The Atlanta Journal-Constitution

George Santos is a fraud, so expel him from the House

- Eugene Robinson He writes for the Washington Post.

The people of New York’s 3rd Congressio­nal District thought they were sending to the House a successful Jewish businessma­n who had attended an elite prep school, starred on the volleyball team at Baruch College, earned a graduate degree at New York University, worked at Goldman Sachs and Citigroup, founded his own thriving asset-management firm, and served his community by running an animal-rescue charity.

Instead, they got none of the above. They got GOP Rep. George Santos, or “Anthony Devolder,” or “Anthony Zabrovsky,” or “Kitara Ravache.” Whoever he might be, he is not remotely the man those voters believed they were electing.

Santos defrauded his constituen­ts, morally if not legally, and effectivel­y disenfranc­hised them. More of his fabricatio­ns are revealed almost daily. His presence in the House chamber, where so much history has taken place, defiles and dishonors the institutio­n — yes, that is still possible — and he should be promptly expelled.

This is something that Republican­s and Democrats should be able to agree on.
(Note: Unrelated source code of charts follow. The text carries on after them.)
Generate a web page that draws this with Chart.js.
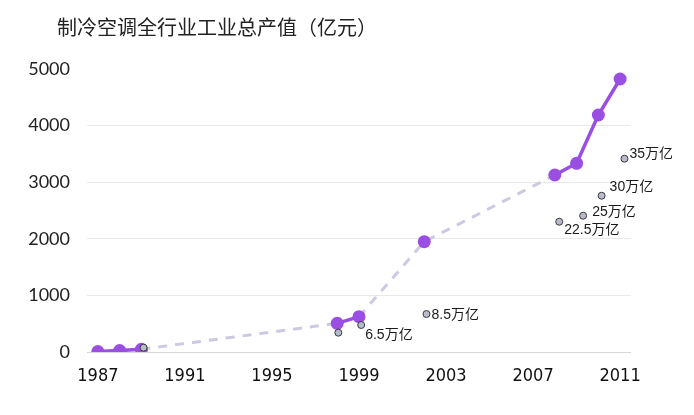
<!DOCTYPE html>
<html>
<head>
<meta charset="utf-8">
<script src="https://cdn.jsdelivr.net/npm/chart.js@4"></script>
<style>
html,body{margin:0;padding:0;background:#fff;}
#wrap{width:694px;height:415px;position:relative;}
</style>
</head>
<body>
<div id="wrap"><canvas id="c" width="694" height="415"></canvas></div>
<script>
// ---- data ----
const chartTitle = '制冷空调全行业工业总产值（亿元）';
const mainYears = [1987, 1988, 1989, 1998, 1999, 2002, 2008, 2009, 2010, 2011];
const mainValues = [8, 25, 48, 507, 624, 1949, 3127, 3334, 4187, 4823];
const refYears = [1989.1, 1998.05, 1999.1, 2002.1, 2008.2, 2009.3, 2010.15, 2011.2];
const refValues = [76, 341, 477, 671, 2302, 2408, 2761, 3415];
const refLabels = ['', '', '6.5万亿', '8.5万亿', '22.5万亿', '25万亿', '30万亿', '35万亿'];
const xTickValues = [1987, 1991, 1995, 1999, 2003, 2007, 2011];
const yTickValues = [0, 1000, 2000, 3000, 4000, 5000];

// ---- style ----
const PURPLE = '#9a4ee2';
const DASH_COLOR = '#cfc8e3';
const labelOffsets = [null, null, [4, 10], [5, 1], [5, 8], [9, -4], [8, -9], [5, -5]];

const labelPlugin = {
  id: 'refLabels',
  afterDatasetsDraw(chart) {
    const meta = chart.getDatasetMeta(0);
    const ctx = chart.ctx;
    ctx.save();
    ctx.font = '14px "Liberation Sans", "Noto Sans CJK SC", sans-serif';
    ctx.fillStyle = '#1a1a1a';
    ctx.textAlign = 'left';
    ctx.textBaseline = 'middle';
    meta.data.forEach((pt, i) => {
      const txt = refLabels[i];
      const off = labelOffsets[i];
      if (!txt || !off) return;
      ctx.fillText(txt, pt.x + off[0], pt.y + off[1]);
    });
    ctx.restore();
  }
};

const titlePlugin = {
  id: 'leftTitle',
  afterDraw(chart) {
    const ctx = chart.ctx;
    ctx.save();
    ctx.font = '20px "Noto Sans CJK SC", sans-serif';
    ctx.fillStyle = '#222';
    ctx.textAlign = 'left';
    ctx.textBaseline = 'middle';
    ctx.fillText(chartTitle, 57, 27);
    ctx.restore();
  }
};

const gapped = (c) => (c.p1.parsed.x - c.p0.parsed.x > 1.5);

new Chart(document.getElementById('c'), {
  type: 'line',
  data: {
    datasets: [
      {
        label: 'ref',
        data: refYears.map((x, i) => ({ x, y: refValues[i] })),
        showLine: false,
        pointRadius: 3.5,
        pointBackgroundColor: '#b7bbca',
        pointBorderColor: '#3a3a44',
        pointBorderWidth: 1,
        order: 0
      },
      {
        label: 'main',
        data: mainYears.map((x, i) => ({ x, y: mainValues[i] })),
        borderColor: PURPLE,
        borderWidth: 3.5,
        pointRadius: 6.5,
        pointBackgroundColor: PURPLE,
        pointBorderColor: PURPLE,
        pointBorderWidth: 0,
        tension: 0,
        segment: {
          borderColor: c => gapped(c) ? DASH_COLOR : PURPLE,
          borderDash: c => gapped(c) ? [9, 8] : undefined,
          borderWidth: c => gapped(c) ? 3 : 3.5
        },
        order: 1
      }
    ]
  },
  options: {
    responsive: false,
    animation: false,
    layout: { padding: { top: 69, right: 63, left: 0, bottom: 0 } },
    plugins: {
      legend: { display: false },
      title: { display: false },
      tooltip: { enabled: false }
    },
    scales: {
      x: {
        type: 'linear',
        min: 1986.5,
        max: 2011.5,
        afterBuildTicks: s => { s.ticks = xTickValues.map(v => ({ value: v })); },
        afterFit: s => { s.height = 63; },
        grid: { display: false },
        border: { display: false },
        ticks: {
          padding: 6,
          color: '#111',
          font: { family: '"Liberation Sans Narrow", "DejaVu Sans Condensed", sans-serif', size: 18 },
          callback: v => String(v)
        }
      },
      y: {
        min: 0,
        max: 5000,
        afterBuildTicks: s => { s.ticks = yTickValues.map(v => ({ value: v })); },
        afterFit: s => { s.width = 87; },
        grid: {
          drawTicks: false,
          color: c => (c.tick && c.tick.value === 5000) ? 'rgba(0,0,0,0)' : (c.tick && c.tick.value === 0 ? '#d6d6d6' : '#e9e9e9'),
          lineWidth: 1
        },
        border: { display: false },
        ticks: {
          padding: 17,
          color: '#222',
          font: { family: 'Lato, "Open Sans", sans-serif', size: 18 },
          callback: v => String(v)
        }
      }
    }
  },
  plugins: [labelPlugin, titlePlugin]
});
</script>
</body>
</html>
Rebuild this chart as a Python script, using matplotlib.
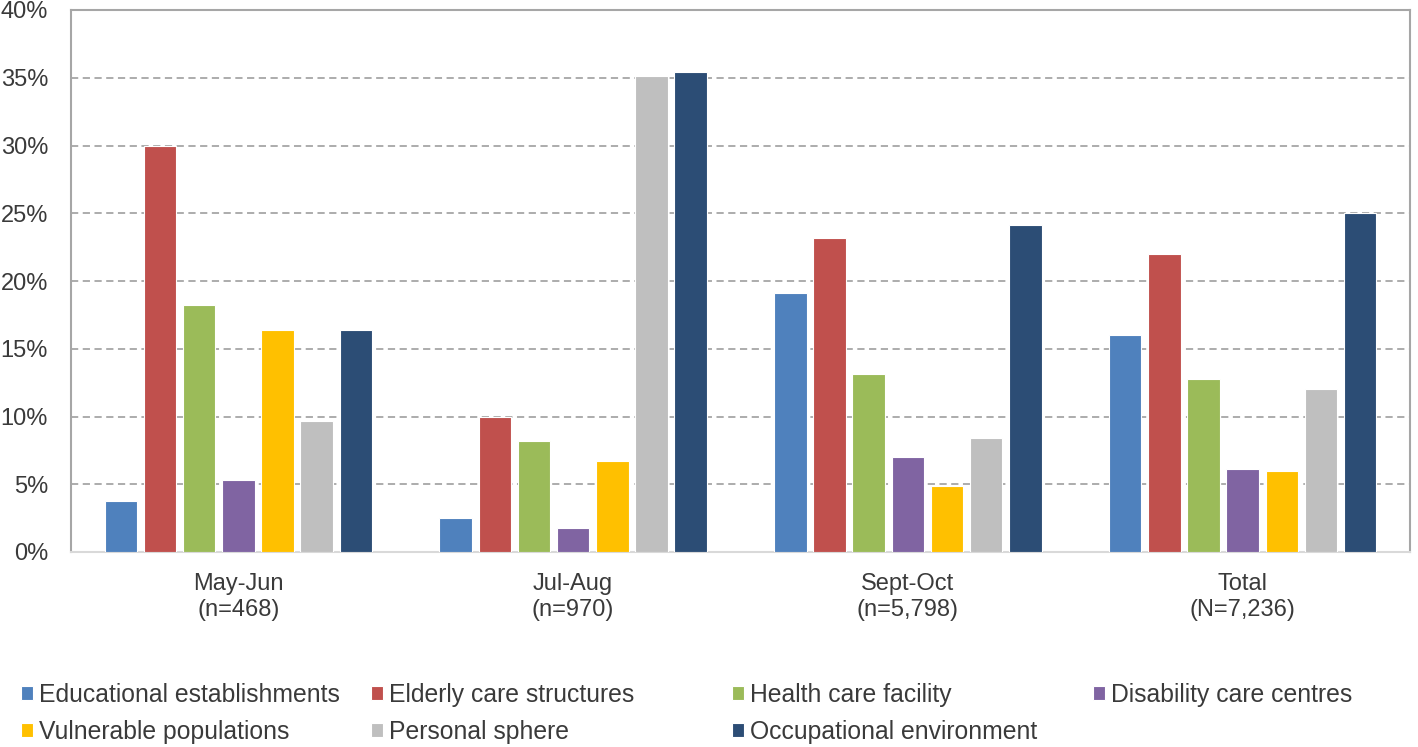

Almost every member of Congress I’ve ever met, in either party, at some level understand­s holding elective office as a sacred trust.

The excuse for doing nothing that Speaker Kevin McCarthy, R-Calif., and Santos have offered — that the people of his district decided Santos should represent them, and their will is sovereign — holds no water. Those voters chose a fictional character, a figment of Santos’ imaginatio­n. Their will was not honored, but instead thwarted, by his lies.

If Santos had, say, claimed a college degree that he fell just short of earning, or exaggerate­d his athletic prowess or his business acumen, I would understand a decision to let voters render their verdict in 2024. He would hardly be the first member of Congress to burnish a resume. But I am aware of no precedent in which a representa­tive or senator forged an entire gleaming persona out of patent lies.

And given where his district is, it was unforgivab­le for Santos to falsely claim on his campaign website that his mother “was in her office in the South Tower” of the World Trade Center at the moment of the Sept. 11, 2001, terrorist attacks. Santos said on Twitter that 9/11 “claimed my mother’s life.” He told voters that although she survived the attacks, she later died of cancer — implying that the illness was caused by toxic dust and debris from the towers’ collapse. There is no evidence Santos’ mother worked at the World Trade Center on 9/11, and immigratio­n records appear to show she was not even in the U.S. at the time.

For Santos to lie about having a personal connection to a tragedy so deeply felt by so many New Yorkers is cynical and sick.

I realize that calling for Santos to be expelled might sound quixotic. Yes, I know that Republican­s have only a nine-seat House majority. I know McCarthy needed Santos’ vote to become speaker and will need his continuing support to keep that hard-won gavel. And I know there is a good chance that if Santos were tossed out, the seat might well go to a Democrat in a special election.

But even then, Republican­s would still control the chamber. And McCarthy’s position is already precarious, since any member of the GOP caucus can force a vote on his ouster.

As speaker, McCarthy has a binary choice: Either he moves against Santos in defense of the House’s integrity — or he proves that it has none.